I will be praying the traumatic lesion heals quickly, for good restful sleep for you tonight, and encouragement in abundance tomorrow.’

Clearly replace some of the things I have done with the good things you have done, no matter how small they may seem, the point is that the sentiment remains exactly the same. There is nearly always something that you and I are doing that is helping in so many ways, far more than perhaps you or I realise.

As for her prayers for a restful sleep and encouragement in abundance I think, looking back over the day from the solid 6 hours sleep, unexpected donation and happy children onwards, despite sinking in towards the doldrums the prayers were answered.
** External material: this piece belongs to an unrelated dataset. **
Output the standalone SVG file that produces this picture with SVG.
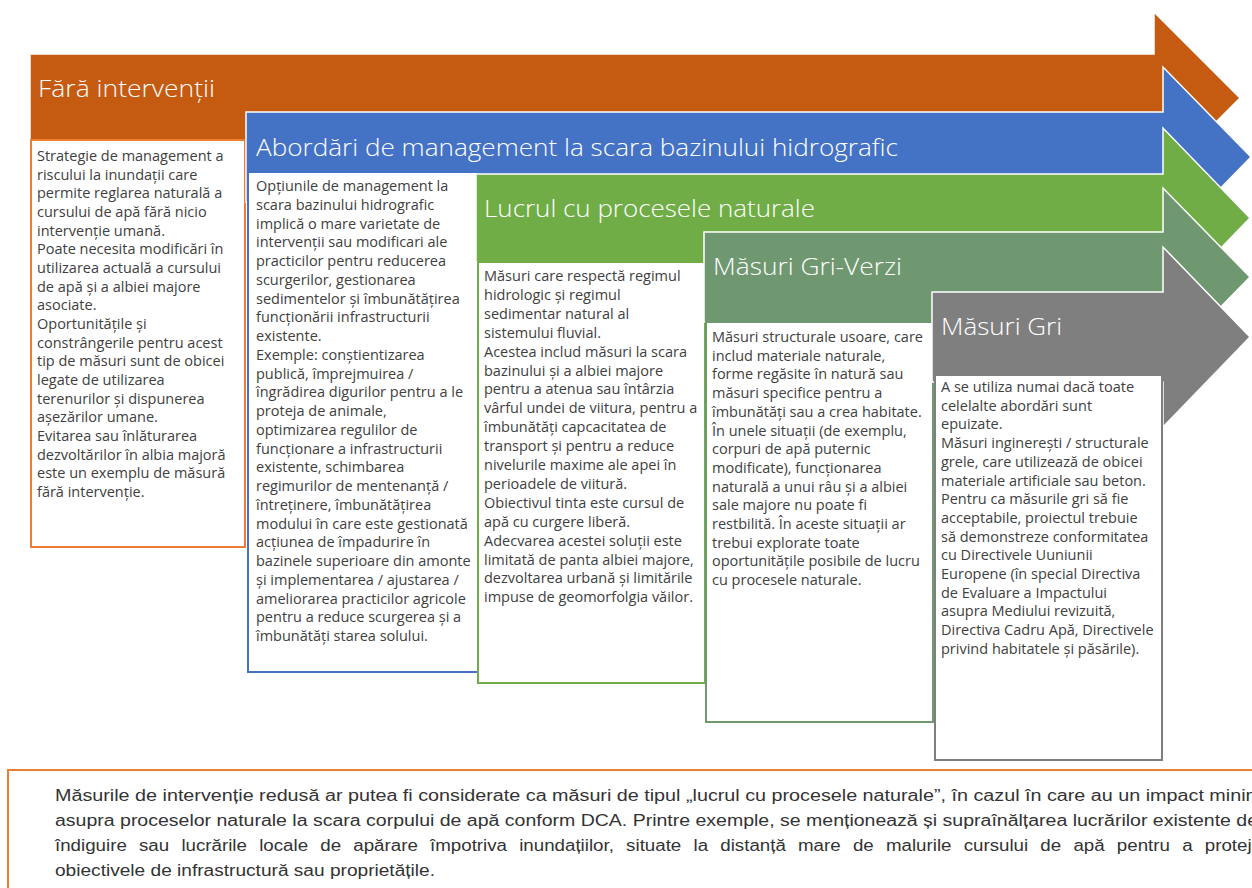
<svg xmlns="http://www.w3.org/2000/svg" width="1252" height="888" viewBox="0 0 1252 888">
<style>
.arrow{stroke:#ffffff;stroke-width:1.5;stroke-linejoin:miter}
.box{fill:#ffffff;stroke-width:2}
.hdr{font-family:"Open Sans","Liberation Sans",sans-serif;font-size:24px;font-weight:300;fill:#ffffff}
.body{font-family:"Open Sans","Liberation Sans",sans-serif;font-size:14.5px;fill:#404040}
.note{font-family:"Liberation Sans","Open Sans",sans-serif;font-size:16px;fill:#333333}
</style>
<rect width="1252" height="888" fill="#ffffff"/>
<g id="connectors"></g>

<g id="node-fara">
<polygon class="arrow" fill="#C55A11" points="30,54 1154,54 1154,12 1240,98 1154,184 1154,140 30,140"/>
<rect class="box" stroke="#ED7D31" x="31" y="140" width="214" height="407"/>
<text class="hdr" x="38" y="97" textLength="177" lengthAdjust="spacingAndGlyphs">Fără intervenții</text>
<text class="body" x="37">
<tspan x="37" y="161">Strategie de management a</tspan>
<tspan x="37" dy="18.67">riscului la inundații care</tspan>
<tspan x="37" dy="18.67">permite reglarea naturală a</tspan>
<tspan x="37" dy="18.67">cursului de apă fără nicio</tspan>
<tspan x="37" dy="18.67">intervenție umană.</tspan>
<tspan x="37" dy="18.67">Poate necesita modificări în</tspan>
<tspan x="37" dy="18.67">utilizarea actuală a cursului</tspan>
<tspan x="37" dy="18.67">de apă și a albiei majore</tspan>
<tspan x="37" dy="18.67">asociate.</tspan>
<tspan x="37" dy="18.67">Oportunitățile și</tspan>
<tspan x="37" dy="18.67">constrângerile pentru acest</tspan>
<tspan x="37" dy="18.67">tip de măsuri sunt de obicei</tspan>
<tspan x="37" dy="18.67">legate de utilizarea</tspan>
<tspan x="37" dy="18.67">terenurilor și dispunerea</tspan>
<tspan x="37" dy="18.67">așezărilor umane.</tspan>
<tspan x="37" dy="18.67">Evitarea sau înlăturarea</tspan>
<tspan x="37" dy="18.67">dezvoltărilor în albia majoră</tspan>
<tspan x="37" dy="18.67">este un exemplu de măsură</tspan>
<tspan x="37" dy="18.67">fără intervenție.</tspan>
</text>
</g>

<g id="node-bazin">
<polygon class="arrow" fill="#4472C4" points="246,112 1163,112 1163,67 1251,157 1163,247 1163,202 246,202"/>
<rect class="box" stroke="#4472C4" x="248" y="172" width="230" height="500"/>
<text class="hdr" x="256" y="156" textLength="642" lengthAdjust="spacingAndGlyphs">Abordări de management la scara bazinului hidrografic</text>
<text class="body" x="256">
<tspan x="256" y="191">Opțiunile de management la</tspan>
<tspan x="256" dy="18.75">scara bazinului hidrografic</tspan>
<tspan x="256" dy="18.75">implică o mare varietate de</tspan>
<tspan x="256" dy="18.75">intervenții sau modificari ale</tspan>
<tspan x="256" dy="18.75">practicilor pentru reducerea</tspan>
<tspan x="256" dy="18.75">scurgerilor, gestionarea</tspan>
<tspan x="256" dy="18.75">sedimentelor și îmbunătățirea</tspan>
<tspan x="256" dy="18.75">funcționării infrastructurii</tspan>
<tspan x="256" dy="18.75">existente.</tspan>
<tspan x="256" dy="18.75">Exemple: conștientizarea</tspan>
<tspan x="256" dy="18.75">publică, împrejmuirea /</tspan>
<tspan x="256" dy="18.75">îngrădirea digurilor pentru a le</tspan>
<tspan x="256" dy="18.75">proteja de animale,</tspan>
<tspan x="256" dy="18.75">optimizarea regulilor de</tspan>
<tspan x="256" dy="18.75">funcționare a infrastructurii</tspan>
<tspan x="256" dy="18.75">existente, schimbarea</tspan>
<tspan x="256" dy="18.75">regimurilor de mentenanță /</tspan>
<tspan x="256" dy="18.75">întreținere, îmbunătățirea</tspan>
<tspan x="256" dy="18.75">modului în care este gestionată</tspan>
<tspan x="256" dy="18.75">acțiunea de împadurire în</tspan>
<tspan x="256" dy="18.75">bazinele superioare din amonte</tspan>
<tspan x="256" dy="18.75">și implementarea / ajustarea /</tspan>
<tspan x="256" dy="18.75">ameliorarea practicilor agricole</tspan>
<tspan x="256" dy="18.75">pentru a reduce scurgerea și a</tspan>
<tspan x="256" dy="18.75">îmbunătăți starea solului.</tspan>
</text>
</g>

<g id="node-procese">
<polygon class="arrow" fill="#70AD47" points="476,174 1163,174 1163,128 1250,218 1163,308 1163,262 476,262"/>
<rect class="box" stroke="#70AD47" x="478" y="262" width="227" height="421"/>
<text class="hdr" x="484" y="217" textLength="331" lengthAdjust="spacingAndGlyphs">Lucrul cu procesele naturale</text>
<text class="body" x="484">
<tspan x="484" y="281">Măsuri care respectă regimul</tspan>
<tspan x="484" dy="18.9">hidrologic și regimul</tspan>
<tspan x="484" dy="18.9">sedimentar natural al</tspan>
<tspan x="484" dy="18.9">sistemului fluvial.</tspan>
<tspan x="484" dy="18.9">Acestea includ măsuri la scara</tspan>
<tspan x="484" dy="18.9">bazinului și a albiei majore</tspan>
<tspan x="484" dy="18.9">pentru a atenua sau întârzia</tspan>
<tspan x="484" dy="18.9">vârful undei de viitura, pentru a</tspan>
<tspan x="484" dy="18.9">îmbunătăți capcacitatea de</tspan>
<tspan x="484" dy="18.9">transport și pentru a reduce</tspan>
<tspan x="484" dy="18.9">nivelurile maxime ale apei în</tspan>
<tspan x="484" dy="18.9">perioadele de viitură.</tspan>
<tspan x="484" dy="18.9">Obiectivul tinta este cursul de</tspan>
<tspan x="484" dy="18.9">apă cu curgere liberă.</tspan>
<tspan x="484" dy="18.9">Adecvarea acestei soluții este</tspan>
<tspan x="484" dy="18.9">limitată de panta albiei majore,</tspan>
<tspan x="484" dy="18.9">dezvoltarea urbană și limitările</tspan>
<tspan x="484" dy="18.9">impuse de geomorfolgia văilor.</tspan>
</text>
</g>

<g id="node-gri-verzi">
<polygon class="arrow" fill="#6F9870" points="704,232 1163,232 1163,188 1250,277 1163,366 1163,322 704,322"/>
<rect class="box" stroke="#6F9870" x="706" y="322" width="227" height="400"/>
<text class="hdr" x="713" y="275" textLength="189" lengthAdjust="spacingAndGlyphs">Măsuri Gri-Verzi</text>
<text class="body" x="712">
<tspan x="712" y="342">Măsuri structurale usoare, care</tspan>
<tspan x="712" dy="18.7">includ materiale naturale,</tspan>
<tspan x="712" dy="18.7">forme regăsite în natură sau</tspan>
<tspan x="712" dy="18.7">măsuri specifice pentru a</tspan>
<tspan x="712" dy="18.7">îmbunătăți sau a crea habitate.</tspan>
<tspan x="712" dy="18.7">În unele situații (de exemplu,</tspan>
<tspan x="712" dy="18.7">corpuri de apă puternic</tspan>
<tspan x="712" dy="18.7">modificate), funcționarea</tspan>
<tspan x="712" dy="18.7">naturală a unui râu și a albiei</tspan>
<tspan x="712" dy="18.7">sale majore nu poate fi</tspan>
<tspan x="712" dy="18.7">restbilită. În aceste situații ar</tspan>
<tspan x="712" dy="18.7">trebui explorate toate</tspan>
<tspan x="712" dy="18.7">oportunitățile posibile de lucru</tspan>
<tspan x="712" dy="18.7">cu procesele naturale.</tspan>
</text>
</g>

<g id="node-gri">
<polygon class="arrow" fill="#7F7F7F" points="932,292 1163,292 1163,247 1250,337 1163,427 1163,382 932,382"/>
<rect class="box" stroke="#7F7F7F" x="935" y="375" width="227" height="385"/>
<text class="hdr" x="941" y="335" textLength="121" lengthAdjust="spacingAndGlyphs">Măsuri Gri</text>
<text class="body" x="941">
<tspan x="941" y="392">A se utiliza numai dacă toate</tspan>
<tspan x="941" dy="18.7">celelalte abordări sunt</tspan>
<tspan x="941" dy="18.7">epuizate.</tspan>
<tspan x="941" dy="18.7">Măsuri inginerești / structurale</tspan>
<tspan x="941" dy="18.7">grele, care utilizează de obicei</tspan>
<tspan x="941" dy="18.7">materiale artificiale sau beton.</tspan>
<tspan x="941" dy="18.7">Pentru ca măsurile gri să fie</tspan>
<tspan x="941" dy="18.7">acceptabile, proiectul trebuie</tspan>
<tspan x="941" dy="18.7">să demonstreze conformitatea</tspan>
<tspan x="941" dy="18.7">cu Directivele Uuniunii</tspan>
<tspan x="941" dy="18.7">Europene (în special Directiva</tspan>
<tspan x="941" dy="18.7">de Evaluare a Impactului</tspan>
<tspan x="941" dy="18.7">asupra Mediului revizuită,</tspan>
<tspan x="941" dy="18.7">Directiva Cadru Apă, Directivele</tspan>
<tspan x="941" dy="18.7">privind habitatele și păsările).</tspan>
</text>
</g>

<g id="node-nota">
<rect class="box" stroke="#ED7D31" x="8" y="770" width="1270" height="140"/>
<text class="note" x="55" y="801" textLength="1207" lengthAdjust="spacingAndGlyphs">Măsurile de intervenție redusă ar putea fi considerate ca măsuri de tipul „lucrul cu procesele naturale”, în cazul în care au un impact minim</text>
<text class="note" x="55" y="826" textLength="1203" lengthAdjust="spacingAndGlyphs">asupra proceselor naturale la scara corpului de apă conform DCA. Printre exemple, se menționează și supraînălțarea lucrărilor existente de</text>
<text class="note" x="55" y="851" word-spacing="6" textLength="1207" lengthAdjust="spacingAndGlyphs">îndiguire sau lucrările locale de apărare împotriva inundațiilor, situate la distanță mare de malurile cursului de apă pentru a proteja</text>
<text class="note" x="55" y="876" textLength="380" lengthAdjust="spacingAndGlyphs">obiectivele de infrastructură sau proprietățile.</text>
</g>
</svg>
I never got to the doldrums.

The challenge in numbers total since the start:
Days completed: 76
Total Miles Cycled: 469
Total Miles Walked: 348.5
Total Miles Run: 21.0
Total Distance Swum: 300 metres
Total Miles covered under own steam.903.5
Total Height Gained under own steam: 29,897 feet
Mountains Climbed: 5
Hills Climbed: 15
Days of Voluntary Activity: 5.5
Organ tunes learnt and performed: 5
Salmon Caught: 0!
Curling Matches played in: 3
Curling stones placed on the button (the centre of the target): 1
Weight Training Sessions: 7
Aerobic Circuit Sessions: 3
Press Ups: 133
Pull Ups: 33
Sit Ups: 133
People Met and Hands Shaken: 280
Pots of tea shared: 17
Prayers joined on the top of a hill: 2
Prayers joined in the street!: 1
Pills popped: 326
And most important of all – Money Raised as at Day 65 – £5,029.

Considering I started this challenge 9 weeks ago very quietly with no target beyond a fiver, thanks to the brilliant advice from a friend of mine, I am absolutely thrilled and again thank you all. So far that is £77.36 for each and every day that I have managed to find the will and energy to do something worthwhile and my goodness it has been worth it for my peace of mind, for my healing and for the five wonderful charities you are supporting through your generosity. Long may it continue.

Thank you all for your incredible comments and support. Please continue to spread the word.

If you see me around do please give a cheery hello and shake my hand or toot your horn and give a cheery wave to show your support and encourage me on.